3. Damping the Vibrations

Damping materials like acoustic compound or viscoelastic glues convert vibration into heat energy. They’re sandwiched between wall layers, making the whole structure less resonant.

4. Sealing the Gaps

Even a 1% gap can leak up to 50% of sound energy. Every edge, socket, and service penetration should be sealed with acoustic mastic.
Doors are the usual weak point — use solid cores, full perimeter seals, and drop seals underneath.

5. Isolating the Floor

Floating floors built on isolation mats or rubber pads help prevent low-frequency energy transferring into the building.

In basements or conversions, we’ll often combine this with underlay systems designed for impact noise reduction.

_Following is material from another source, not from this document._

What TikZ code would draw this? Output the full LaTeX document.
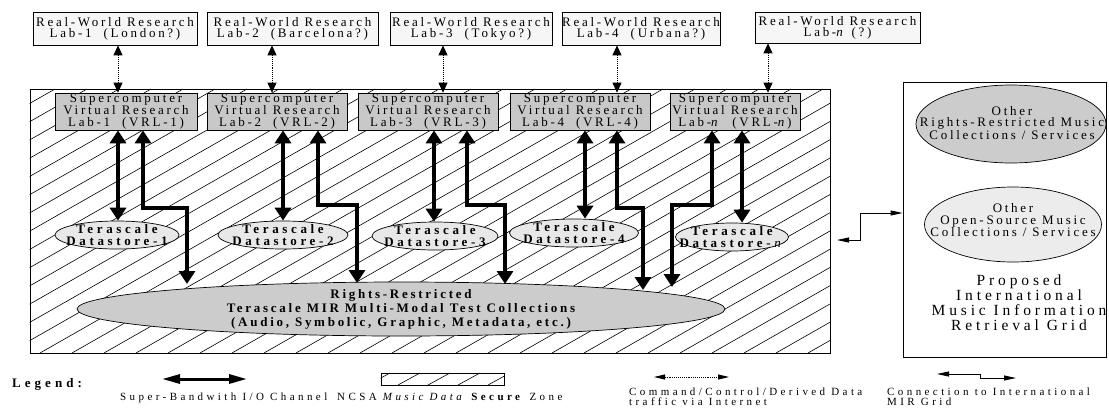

Close-up of a corner of a wooden and  door frame in an indoor room with ceiling spotlights and a white wall the door has acoustic bat wings.
Close-up of a sliding door track between a wooden door and a wall with acoustic tracking.

Ventilation and Comfort

Once you’ve sealed a room this tightly, it needs proper ventilation.

Quiet, low-velocity ducting and inline fans with acoustic silencers keep the air fresh without undoing all that hard work.

This is an area many DIY builders overlook — but a professionally designed system makes a big difference to comfort, especially during long films or gaming sessions.

Soundproofing Materials to Know

  • Acoustic plasterboard / cement board – dense layers for mass.

  • Resilient channels or isolation clips – decouple wall and ceiling layers.

  • Green Glue / damping compound – converts vibration to heat.

  • Acoustic sealant – flexible, airtight jointing.

  • Rockwool or Earthwool – absorb airborne sound in cavities.

  • Isolation pads / rubber mats – for floating floors and stud bases.

Retrofitting vs. Building from Scratch

It’s far easier (and cheaper) to soundproof before plastering begins.

If you’re converting a room later, the challenge is maintaining isolation without losing too much space.

We’ve designed retrofit solutions where we build a secondary inner wall and ceiling only 50–75mm deep that still cuts most mid-range and high-frequency leakage. For bass control, though, nothing beats a fully isolated “room-within-a-room” structure.

Typical Costs

Every project is different, but as a guide for a small home cinema room;

  • Basic isolation upgrades (added boards, seals, acoustic doors): £1,500–£3,000

  • Full decoupled construction: £4,000–£8,000+

  • Room-within-a-room with ventilation: £10,000+

The extra spend is usually worthwhile — good isolation protects your investment and keeps the peace at home.

Common Mistakes to Avoid

  • Leaving gaps for sockets or spotlights unsealed.

  • Using hollow-core doors.

  • Forgetting about ventilation noise.

  • Fixing studwork directly to existing walls.

  • Under-estimating how much bass travels through structure.

Why Professional Design Matters

Effective sound isolation is a mix of building knowledge and acoustic design.

At Cinema@Home, we can help by designing walls, ceilings, floors, and ventilation together — ensuring the room performs as one cohesive system. We also test and measure real-world performance, so you can turn it up without second-guessing what’s happening beyond the walls.

In Summary

A truly cinematic experience needs freedom — the ability to play films at their intended volume without worrying who can hear them. Proper soundproofing makes that possible. It turns your cinema into a private world where you can relax, focus, and enjoy the magic of film exactly as the director intended.

Home Cinema Soundproofing FAQs

Q: Do I need planning permission for soundproofing work?
Usually not. Most internal soundproofing is covered under permitted development. But if you’re altering structure or fire escapes, building control approval may be needed.

Q: Will acoustic panels on the walls stop sound escaping?
No. They improve sound inside the room but do little to block sound leaving it.

Q: What’s the best soundproofing for a garage cinema conversion?
A combination of independent stud walls, double plasterboard layers, and full ceiling isolation. Garages often have thin walls that need structural decoupling.

Q: Can I soundproof after my cinema is already finished?
It’s difficult, but not impossible. Focus on the doors, any gaps, and secondary wall layers with minimal space loss.